Fin de vie : la Représentation nationale prendra aussi ses responsabilités

Ce 14 février 2014, le Conseil d’Etat a décidé de surseoir à statuer sur les requêtes d’appel tendant à l’annulation de la décision du 16 janvier 2014 par laquelle le Tribunal administratif de Châlons-en-Champagne, saisi en référé liberté, a suspendu l’exécution de la décision du 11 janvier 2014 de mettre fin à l’alimentation et à l’hydratation artificielles de Monsieur Vincent Lambert.

Avant de statuer définitivement sur les demandes qui lui sont adressées, le Conseil d’Etat a ordonné deux mesures d’instructions.

D’une part, il ordonne la réalisation d’une nouvelle expertise sur l’état clinique de M Lambert, qui sera conduite, de manière collégiale, par trois médecins spécialisés dans les neurosciences. D’autre part, le Conseil d’Etat a décidé de consulter l’Académie nationale de médecine, le Comité consultatif d’éthique et le Conseil national  de l’Ordre des médecins et Monsieur Léonetti qui avait défendu la loi du 22 avril 2005 relative aux droits des patients en fin de vie.

Ma conviction

Il n’est en aucune manière possible ni utile de commenter une décision de justice a fortiori, une décision avant dire droit dans un dossier si complexe et douloureux.

 

En tant que députée, il m’appartient cependant, comme à tous les membres de la Représentation nationale, de vérifier si cette procédure et les premières décisions rendues, le 16 janvier 2014 par le Tribunal administratif de Châlons-en-Champagne puis, ce jour, par le Conseil d’Etat, appellent ou non un débat parlementaire et, éventuellement, une évolution de la Loi.

 

Ma conviction est que le Parlement doit intervenir et qu’il le fera dans son rôle le plus noble pour l’intérêt général.

 

Je suis saisie par les termes de la déclaration de Monsieur Jean-Marc Sauvé, Vice-président du Conseil d’Etat : « Le Conseil d’État prend dans cette douloureuse affaire toutes ses responsabilités. Il continuera de les assumer entièrement ». La Représentation nationale doit à son tour prendre ses responsabilités.

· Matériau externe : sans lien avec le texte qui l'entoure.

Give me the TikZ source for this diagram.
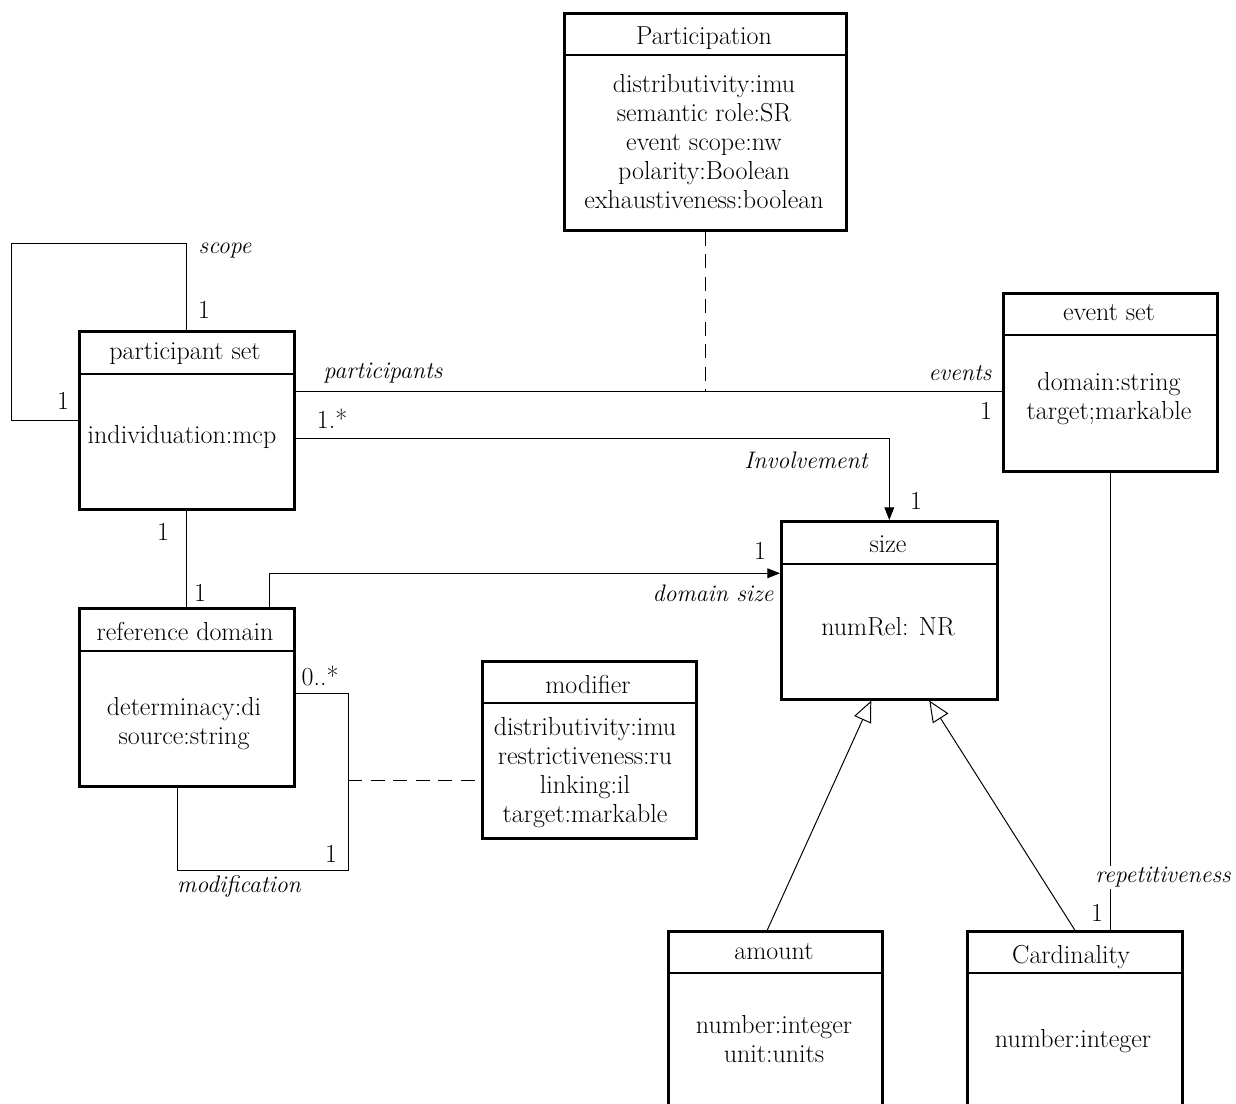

Ma conviction est que ce drame appelle aussi un débat sur ce que peut ou ne peut pas faire la Loi, à l’endroit de problématiques aussi sensibles, intimes et complexes.

Quelle que soit la décision qui sera celle du Conseil d’Etat, au terme de cette procédure, le drame qui affecte la famille de Monsieur Vincent Lambert confirme sans doute la nécessité d’une réponse de la part du Parlement. La procédure judiciaire qui vient de se dérouler appelle une poursuite du débat sur les fins de vies, à la suite de la loi « Léonetti » du 22 avril 2005.

Les conditions, notamment procédurales, d’expression ou d’identification de la volonté de chaque personne sur son choix de fin de vie en fonction de son état de conscience et de consentement doivent, peut-être, être précisées. Les proches et les médecins confrontés à la question de l’euthanasie passive ne sauraient avoir pour seule issue aux difficultés rencontrées, que de saisir le Juge, aussi essentielle soit l’intervention de celui-ci.

 

En définitive, le débat parlementaire ne pourra avoir pour espoir de trancher une controverse entre écoles de pensée, aussi légitimes soient-elles et aussi nécessaire soit-il de les entendre, de les comprendre. Ce débat devra aller plus loin et plus loin que les clivages habituels.

 

Car l’enjeu n’est, à mon sens, pas de privilégier une conception plutôt qu’une autre de la manière de conclure son existence. L’enjeu est, conformément au droit à la vie et au droit au respect de la dignité humaine, de permettre à chacun(e) de choisir de manière éclairée les conditions de son départ. Il ne saurait, de ce point de vue, exister un modèle imposé mais des libertés individuelles respectées. Il ne saurait exister une fin de vie mais des fins de vies.

 

L’enjeu, également, est d’aider les familles et les proches, qui, d’ores et déjà frappés par le malheur, ne peuvent se voir imposer des déchirures supplémentaires.

 

C’est dans cet esprit de responsabilité mais aussi de transparence que je m’efforcerai de contribuer, dans le respect du mandat de députée qui m’a été confié, à ce débat que j’attends respectueux de toutes les opinions.